Perform p-value calculation for Pearson correlation rho and add to flattened output #9

kordk commented 1 year ago

We can obtain a p-value from a t distribution with n-2 degrees of freedom (e.g., https://support.minitab.com/en-us/minitab/21/help-and-how-to/statistics/basic-statistics/how-to/correlation/methods-and-formulas/methods-and-formulas/#p-value).

We can obtain the distribution usingthe tensor library function “StudentT" (https://www.tensorflow.org/probability/api_docs/python/tfp/distributions/StudentT) where n=the number of patients:


This code should work:

import tensorflow_probability as tfp
tfd = tfp.distributions

# Define a single scalar Student t distribution.
# Pearson’s correlation coefficient (rho) has a value from -1 to 1, with a mean of zero
single_dist = tfd.StudentT(df=n-2, loc=0, scale=1)

# Evaluate the pdf for rho=1, returning a scalar Tensor.

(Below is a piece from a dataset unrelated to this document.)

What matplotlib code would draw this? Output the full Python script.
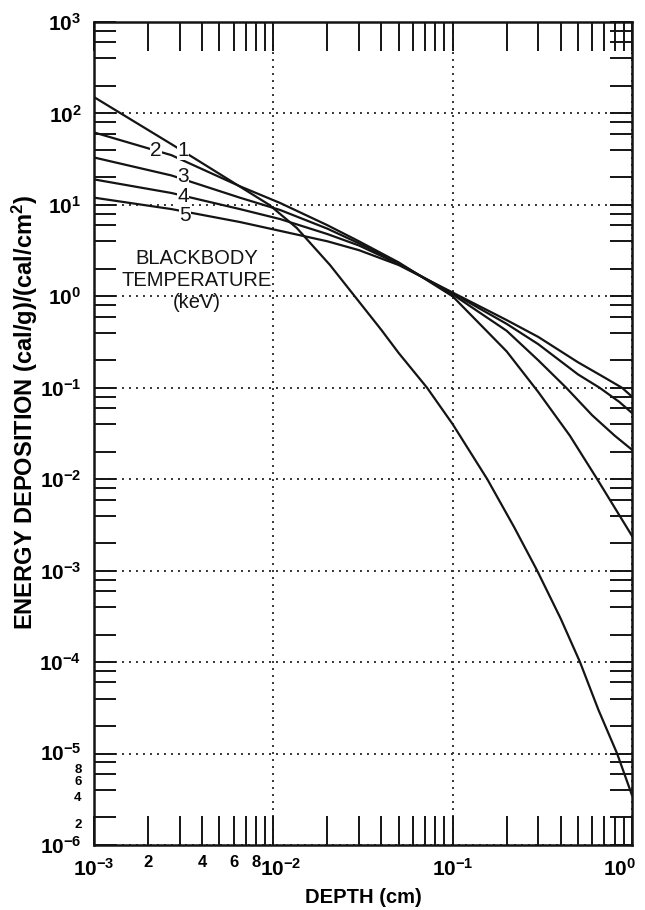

# Evaluate the pdf at rho=3, returning a scalar Tensor.
kordk commented 1 year ago

Here is an example of the code and output on pnldev:

>>> import tensorflow_probability as tfp
>>> tfd = tfp.distributions
>>> n=300
>>> single_dist = tfd.StudentT(df=n-2, loc=0, scale=1)
>>> single_dist.prob(1.)
<tf.Tensor: shape=(), dtype=float32, numpy=0.24156524>
>>> single_dist.prob(3.)
<tf.Tensor: shape=(), dtype=float32, numpy=0.0046632667>
liamgd commented 1 year ago


P-values should be calculated using torch.distributions.studentT.StudentT. Currently, the degrees of freedom is the number of columns, which is the number of covariates plus one for the gene expression column, minus two like in the code examples above. Let me know if this needs to change.